Hello,

I wonder, whether it's relevant to suggest/porpose that all the Drupal modules and the CMS core itself be compatible with PHP 5.3.0 or later 5.3 releases of PHP? I have switched to that version and sites began exhibiting minor glitches.

I can pay no attention that Trackback tries to insert the record instead of updating it when I update the node with Trackback enabled.

I can neglect that Pathauto+Transliteration stopped to transliterate the URLs from non-English languages.

I can discard error messages when I am redirected to /batch&xxxxxxx address when performing site update (running update.php) And so on and so forth.

But it could really help if it were stated, whether the given PHP version compatibility could be considered a must for Drupal and its modules - and when.

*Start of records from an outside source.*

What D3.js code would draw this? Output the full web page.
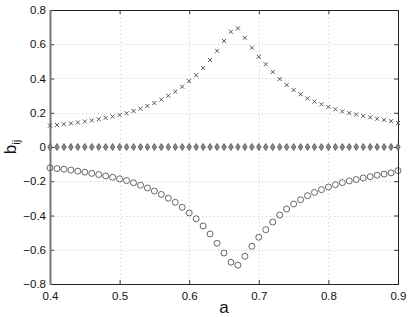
<!DOCTYPE html>
<html>
<head>
<meta charset="utf-8">
<script src="https://cdn.jsdelivr.net/npm/d3@7"></script>
<style>
  body { margin: 0; background: #fff; }
  svg { display: block; font-family: "Liberation Sans", Arial, sans-serif; }
</style>
</head>
<body>
<svg width="409" height="317"></svg>
<script>
const svg = d3.select("svg");

// a values from 0.40 to 0.90, step 0.01
const aValues = d3.range(51).map(i => +(0.4 + i * 0.01).toFixed(2));

// upper series (x markers)
const crossValues = [
  0.125, 0.129, 0.133, 0.138, 0.143, 0.149, 0.155, 0.162, 0.170, 0.178,
  0.187, 0.197, 0.210, 0.224, 0.240, 0.257, 0.277, 0.300, 0.323, 0.352,
  0.385, 0.419, 0.461, 0.508, 0.562, 0.619, 0.673, 0.693, 0.638, 0.580,
  0.527, 0.483, 0.438, 0.397, 0.362, 0.333, 0.308, 0.284, 0.265, 0.249,
  0.234, 0.220, 0.208, 0.198, 0.190, 0.181, 0.173, 0.165, 0.158, 0.151, 0.140
];

// middle series (diamonds)
const diamondValues = aValues.map(() => 0);

// lower series (circles)
const circleValues = [
  -0.122, -0.126, -0.130, -0.135, -0.141, -0.147, -0.154, -0.161, -0.169, -0.177,
  -0.186, -0.196, -0.209, -0.223, -0.239, -0.257, -0.277, -0.299, -0.323, -0.352,
  -0.385, -0.419, -0.461, -0.508, -0.562, -0.619, -0.673, -0.690, -0.638, -0.580,
  -0.527, -0.483, -0.438, -0.397, -0.362, -0.333, -0.308, -0.284, -0.265, -0.249,
  -0.234, -0.220, -0.208, -0.198, -0.190, -0.181, -0.173, -0.165, -0.158, -0.151, -0.138
];

const xTicks = [0.4, 0.5, 0.6, 0.7, 0.8, 0.9];
const yTicks = [-0.8, -0.6, -0.4, -0.2, 0, 0.2, 0.4, 0.6, 0.8];

const plotLeft = 50, plotRight = 398, plotTop = 10, plotBottom = 284;

const x = d3.scaleLinear().domain([0.4, 0.9]).range([plotLeft, plotRight]);
const y = d3.scaleLinear().domain([-0.8, 0.8]).range([plotBottom, plotTop]);

const fmt = v => (v === 0 ? "0" : (v < 0 ? "\u2212" : "") + d3.format(".1f")(Math.abs(v)));

// grid
svg.append("g")
  .selectAll("line")
  .data(xTicks.slice(1, -1))
  .enter()
  .append("line")
  .attr("x1", d => Math.round(x(d)) + 0.5).attr("x2", d => Math.round(x(d)) + 0.5)
  .attr("y1", plotTop).attr("y2", plotBottom)
  .attr("stroke", "#c8c8c8")
  .attr("stroke-dasharray", "1,3");

svg.append("g")
  .selectAll("line")
  .data(yTicks.slice(1, -1))
  .enter()
  .append("line")
  .attr("x1", plotLeft).attr("x2", plotRight)
  .attr("y1", d => Math.round(y(d)) + 0.5).attr("y2", d => Math.round(y(d)) + 0.5)
  .attr("stroke", "#c8c8c8")
  .attr("stroke-dasharray", "1,3");

// axes (ticks inward)
const xAxis = svg.append("g")
  .attr("transform", `translate(0,${plotBottom})`)
  .call(d3.axisBottom(x).tickValues(xTicks).tickSize(-4).tickPadding(8).tickFormat(fmt));

const xAxisTop = svg.append("g")
  .attr("transform", `translate(0,${plotTop})`)
  .call(d3.axisTop(x).tickValues(xTicks).tickSize(-4).tickFormat(""));

const yAxis = svg.append("g")
  .attr("transform", `translate(${plotLeft},0)`)
  .call(d3.axisLeft(y).tickValues(yTicks).tickSize(-4).tickPadding(4).tickFormat(fmt));

const yAxisRight = svg.append("g")
  .attr("transform", `translate(${plotRight},0)`)
  .call(d3.axisRight(y).tickValues(yTicks).tickSize(-4).tickFormat(""));

[xAxis, xAxisTop, yAxis, yAxisRight].forEach(g => {
  g.select(".domain").remove();
  g.selectAll(".tick line").attr("stroke", "#333");
  g.selectAll("text").attr("fill", "#111").style("font-size", "11.5px").style("font-family", "Liberation Sans, Arial, sans-serif");
});

// frame
svg.append("rect")
  .attr("x", plotLeft + 0.5).attr("y", plotTop + 0.5)
  .attr("width", plotRight - plotLeft).attr("height", plotBottom - plotTop)
  .attr("fill", "none")
  .attr("stroke", "#222");
svg.append("line")
  .attr("x1", plotLeft + 0.5).attr("x2", plotLeft + 0.5)
  .attr("y1", plotTop).attr("y2", plotBottom + 1)
  .attr("stroke", "#777")
  .attr("stroke-width", 2);

const markColor = "#555";

// crosses
svg.append("g")
  .selectAll("path")
  .data(aValues.map((a, i) => [a, crossValues[i]]))
  .enter()
  .append("path")
  .attr("transform", d => `translate(${x(d[0])},${y(d[1])})`)
  .attr("d", "M-2,-2L2,2M-2,2L2,-2")
  .attr("stroke", markColor)
  .attr("stroke-width", 1)
  .attr("fill", "none");

// diamonds
svg.append("g")
  .selectAll("path")
  .data(aValues.map((a, i) => [a, diamondValues[i]]))
  .enter()
  .append("path")
  .attr("transform", d => `translate(${x(d[0])},${y(d[1])})`)
  .attr("d", "M0,-3.5L2.2,0L0,3.5L-2.2,0Z")
  .attr("stroke", markColor)
  .attr("stroke-width", 0.8)
  .attr("fill", "#888");

// circles
svg.append("g")
  .selectAll("circle")
  .data(aValues.map((a, i) => [a, circleValues[i]]))
  .enter()
  .append("circle")
  .attr("cx", d => x(d[0]))
  .attr("cy", d => y(d[1]))
  .attr("r", 3)
  .attr("stroke", markColor)
  .attr("stroke-width", 0.9)
  .attr("fill", "none");

// axis labels
svg.append("text")
  .attr("x", (plotLeft + plotRight) / 2)
  .attr("y", 313)
  .attr("text-anchor", "middle")
  .style("font-size", "17px")
  .attr("fill", "#111")
  .text("a");

const yl = svg.append("text")
  .attr("transform", `translate(16,${(plotTop + plotBottom) / 2}) rotate(-90)`)
  .attr("text-anchor", "middle")
  .style("font-size", "17px")
  .attr("fill", "#111");
yl.append("tspan").text("b");
yl.append("tspan").attr("dy", 4).style("font-size", "11px").text("ij");
</script>
</body>
</html>
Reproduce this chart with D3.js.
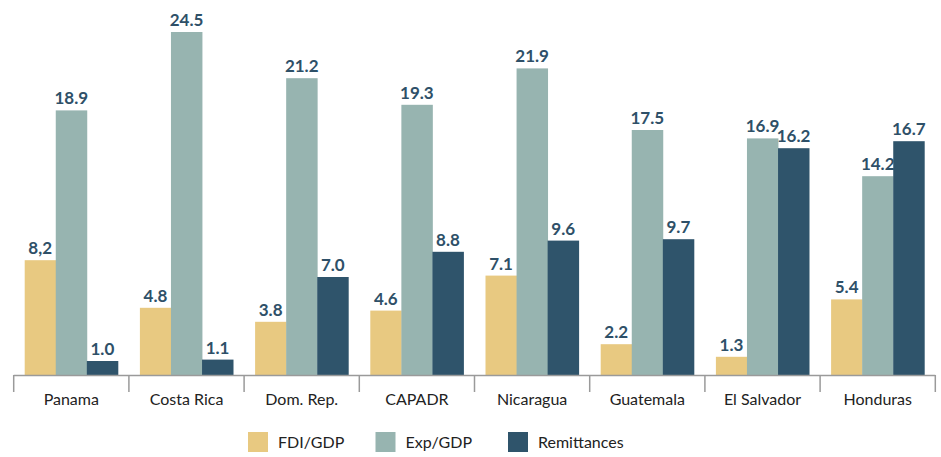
<!DOCTYPE html>
<html>
<head>
<meta charset="utf-8">
<script src="https://cdn.jsdelivr.net/npm/d3@7"></script>
<style>
  html, body { margin: 0; padding: 0; background: #fff; }
  svg { display: block; }
</style>
</head>
<body>
<div id="chart"></div>
<script>
// Categories and series (percent of GDP)
const categories = ["Panama", "Costa Rica", "Dom. Rep.", "CAPADR", "Nicaragua", "Guatemala", "El Salvador", "Honduras"];
const seriesNames = ["FDI/GDP", "Exp/GDP", "Remittances"];
const fdiGdp      = [8.2, 4.8, 3.8, 4.6, 7.1, 2.2, 1.3, 5.4];
const expGdp      = [18.9, 24.5, 21.2, 19.3, 21.9, 17.5, 16.9, 14.2];
const remittances = [1.0, 1.1, 7.0, 8.8, 9.6, 9.7, 16.2, 16.7];
// Labels printed with a decimal comma: [category, series]
const commaLabels = [["Panama", "FDI/GDP"]];

const seriesValues = [fdiGdp, expGdp, remittances];
const colors = ["#e8c981", "#97b4b0", "#2f546b"];
const fontFamily = "Lato, 'Open Sans', sans-serif";

const width = 941, height = 457;
const svg = d3.select("#chart").append("svg")
  .attr("width", width).attr("height", height);

const baseY = 375;
const x0 = d3.scaleBand().domain(categories).range([13.7, 935.3]).paddingInner(0).paddingOuter(0);
const x1 = d3.scaleBand().domain(seriesNames).range([11, x0.bandwidth() - 11]).padding(0);
const y = d3.scaleLinear().domain([0, 24.5]).range([baseY, 32]);
const color = d3.scaleOrdinal().domain(seriesNames).range(colors);

const rows = categories.map((c, i) => ({
  category: c,
  values: seriesNames.map((s, k) => ({ series: s, category: c, value: seriesValues[k][i] }))
}));

const fmt = d => {
  const s = d.value.toFixed(1);
  return commaLabels.some(([c, n]) => c === d.category && n === d.series) ? s.replace(".", ",") : s;
};

const groups = svg.selectAll("g.group").data(rows).join("g")
  .attr("class", "group")
  .attr("transform", d => `translate(${x0(d.category)},0)`);

groups.selectAll("rect").data(d => d.values).join("rect")
  .attr("x", d => x1(d.series))
  .attr("y", d => y(d.value))
  .attr("width", x1.bandwidth() + 0.4)
  .attr("height", d => baseY - y(d.value))
  .attr("fill", d => color(d.series));

groups.selectAll("text.val").data(d => d.values).join("text")
  .attr("class", "val")
  .attr("x", d => x1(d.series) + x1.bandwidth() / 2)
  .attr("y", d => y(d.value) - 6)
  .attr("text-anchor", "middle")
  .attr("font-family", fontFamily)
  .attr("font-weight", 700)
  .attr("font-size", 17)
  .attr("fill", "#2e5068")
  .text(fmt);

// Category axis: baseline plus boundary ticks between groups
const axisG = svg.append("g").attr("transform", `translate(0,${baseY})`);
axisG.append("line")
  .attr("x1", x0.range()[0]).attr("x2", x0.range()[1])
  .attr("y1", 0.5).attr("y2", 0.5)
  .attr("stroke", "#9a9a9a").attr("stroke-width", 1.5);
const boundaries = categories.map(c => x0(c)).concat([x0.range()[1]]);
axisG.selectAll("line.tick").data(boundaries).join("line")
  .attr("class", "tick")
  .attr("x1", d => d).attr("x2", d => d)
  .attr("y1", 0).attr("y2", 17)
  .attr("stroke", "#9a9a9a").attr("stroke-width", 1.5);
axisG.selectAll("text.cat").data(categories).join("text")
  .attr("class", "cat")
  .attr("x", d => x0(d) + x0.bandwidth() / 2)
  .attr("y", 30)
  .attr("text-anchor", "middle")
  .attr("font-family", fontFamily)
  .attr("font-size", 16)
  .attr("fill", "#222")
  .text(d => d);

// Legend
const legendX = [248, 375.5, 508];
const legend = svg.selectAll("g.legend").data(seriesNames).join("g")
  .attr("class", "legend")
  .attr("transform", (d, i) => `translate(${legendX[i]},432)`);
legend.append("rect")
  .attr("width", 20).attr("height", 20)
  .attr("fill", d => color(d));
legend.append("text")
  .attr("x", 30).attr("y", 16)
  .attr("font-family", fontFamily)
  .attr("font-size", 16)
  .attr("fill", "#222")
  .text(d => d);
</script>
</body>
</html>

To downgrade PHP is always not the very attractive idea.

Thanks.

Comments

vm’s picture

Stated like it is here: http://drupal.org/requirements

Specifically:

PHP

Recommended: PHP 5.2.x
Required: PHP version 4.3.5 or higher (Contributed modules may not support this version of PHP)

•PHP 5.3 is not currently supported by Drupal 6.x.
•PHP 5.2 or higher will be a requirement for Drupal 7.

Others have already tried to make D6 and modules compatible with PHP 5.3, some succeeded in some areas and others did not in other areas and still others have no intention on working with PHP 5.3 until they upgrade their modules to work with D7. Largely because their hosts still use 5.2.x.

Realistically a deployment of a new version of PHP, specifically one that deprecates functions, should have been tested before deploying on a production server. I in being cautioous did so on a localhost to see what issues would arise using an export of a production sites databases and it's files.